After a long delay, President Cyril Ramaphosa has finally signed the National Minimum Wage Bill into law.

The National Minimum Wage Act sets South Africa’s first National Minimum Wage at R20 an hour, equivalent to R3,500 per month, depending on the number of hours worked, and creates a phase-in period for farm workers, forestry workers, domestic workers, welfare sector and care workers, due to their vulnerability to disemployment.

 

An exemption may only be granted if the employer cannot afford to pay the minimum wage and after meaningful consultation with every trade union representing affected employees or the affected employee him/herself in absence of a trade union.

“The President’s signing of the new law comes four years, to the month, after the National Economic Development and Labour Council (Nedlac) first began deliberations on the protection of low-paid workers, fair and effective competition in the labour market, and the challenges of labour instability, caused by violent strikes and the duration of strikes and wage inequality,” the Presidency said in a statement on Monday (26 November).
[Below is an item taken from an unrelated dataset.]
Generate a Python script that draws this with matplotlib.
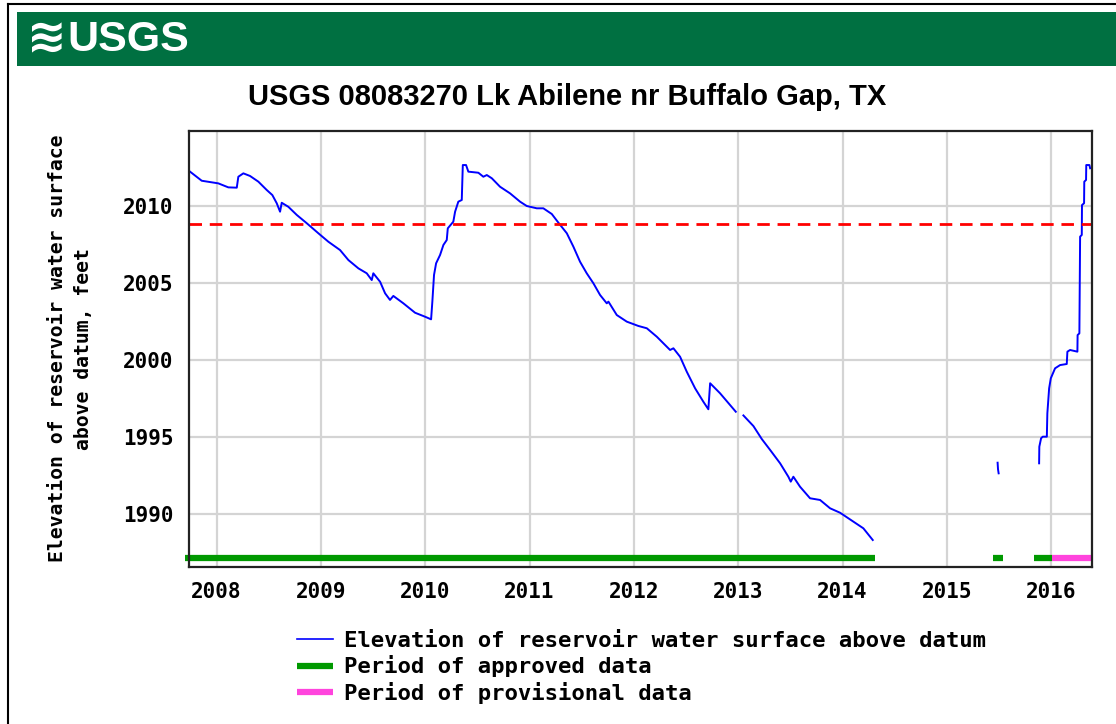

The National Minimum Wage Act will come into effect on a date to be determined by the president by proclamation – with reports indicating that this could be as early as 1 January 2019.

New paternity rights

Ramaphosa has also signed the Labour Laws Amendment Bill into law.

The bill is notable as it was not introduced by ANC lawmakers but was instead tabled as a private member’s bill by the ACDP’s Cheryllyn Dudley.

The Labour Laws Amendment Bill allows for parental leave, adoption leave and commissioning parental leave to employees as follows:

·         An employee, who is a parent of a child, is entitled to ten consecutive days of parental leave;

·         An employee, who is an adoptive parent of a child below the age of two, is entitled to:

·         Adoption leave of at least ten consecutive weeks; or

·         At least ten consecutive days of parental leave.

An employee, who is a commissioning parent in a surrogacy agreement, is entitled to:

·         Commissioning parental leave of ten consecutive weeks; or

·         At least ten consecutive days of parental leave.